The hysteria around the new legislation in Scotland certainly does not seem to be justified by police statistics compiled in the first week since its introduction.

Since the Hate Crime and Public Order (Scotland) Act came into force, Police Scotland says it has received more than 7000 online reports.

Exactly how many of these allegations refer to events which would have been illegal under the previous laws is not clear. What’s certain is that the police have ruled that only 3.8% were authentic – 240 were logged as hate crimes and 30 as non-hate crimes.

Although the level of authentic cases has been low it hasn’t silenced critics who have been foaming at the mouth saying that all this extra work will drag resources away from so-called real crimes such as assault.

The police themselves have dismissed those fears. Stewart Carle, the general secretary of the Association of Scottish Police Superintendents, has insisted that the number of reports will not divert attention away from serious crimes.

Asked if there was concern about that possibility he said: “No, the police will continue to prioritise and respond to serious crimes, particularly those involving violence or sexual assault.”

Of course, how can serving police officers know more about the situation than the Daily Record, which said the police were “swamped” with complaints; or The Times, which said the police “cannot cope” with the “flood of hate crime reports”; or even Tory MSP Murdo Fraser, who said the complaints were wasting police time.

The National:

So, how did legislation aimed at, in the words of Humza Yousaf, protecting “people from hated being stirred up against them and that it really important when we have far too many incidents of hatred that can be because of their age, disability, sexuality or religion” descend into such controversy?

Well, it’s not because that protection isn’t necessary or because vulnerable people are not suffering or because Scotland need not concern itself with such issues.

In fact during this whole debate, the voices we have not heard are from those who will benefit from the legislation.

In fact, the debate has been hijacked by those who see its potential for boosting their own agenda.

These include: 

  • Those who now see everything though an anti-trans prism and always seek new evidence for their claim that women’s rights are being attacked – despite many women and almost all feminist organisations seeing no threat to those from trans rights;
  • Those members of Scottish Labour who voted for the hate crime legislation only to keep their mouths shut when the controversy began. Labour’s leader in Scotland Anas Sarwar has shown the lessons he’s learned from Keir Starmer’s fence sitting by saying he would not repeal the legislation if given the chance but does not oppose Starmer’s refusal to implement similar laws in Westminster;
  • The massed ranks of Unionist politicians who will stop at nothing to discredit the SNP and by extension the independence movement.

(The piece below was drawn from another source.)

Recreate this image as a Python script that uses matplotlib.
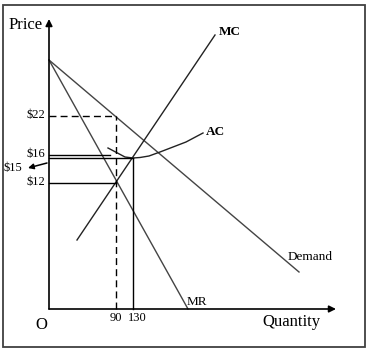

There is nothing the Scottish can do that they will not seize upon as proof that they are simply incapable of running the country’s government. Expect them to redouble their efforts after a poll this week showed that despite the SNP’s recent travails support for independence now has a two-point lead.

For me, there was one story this week that suggested the new hate legislation has already proven its worth.

The Bristol Bar in Glasgow has introduced new moves to stop sectarian songs within the premises for fear of falling foul of the new rules. Sometimes it takes one little push to do the right thing.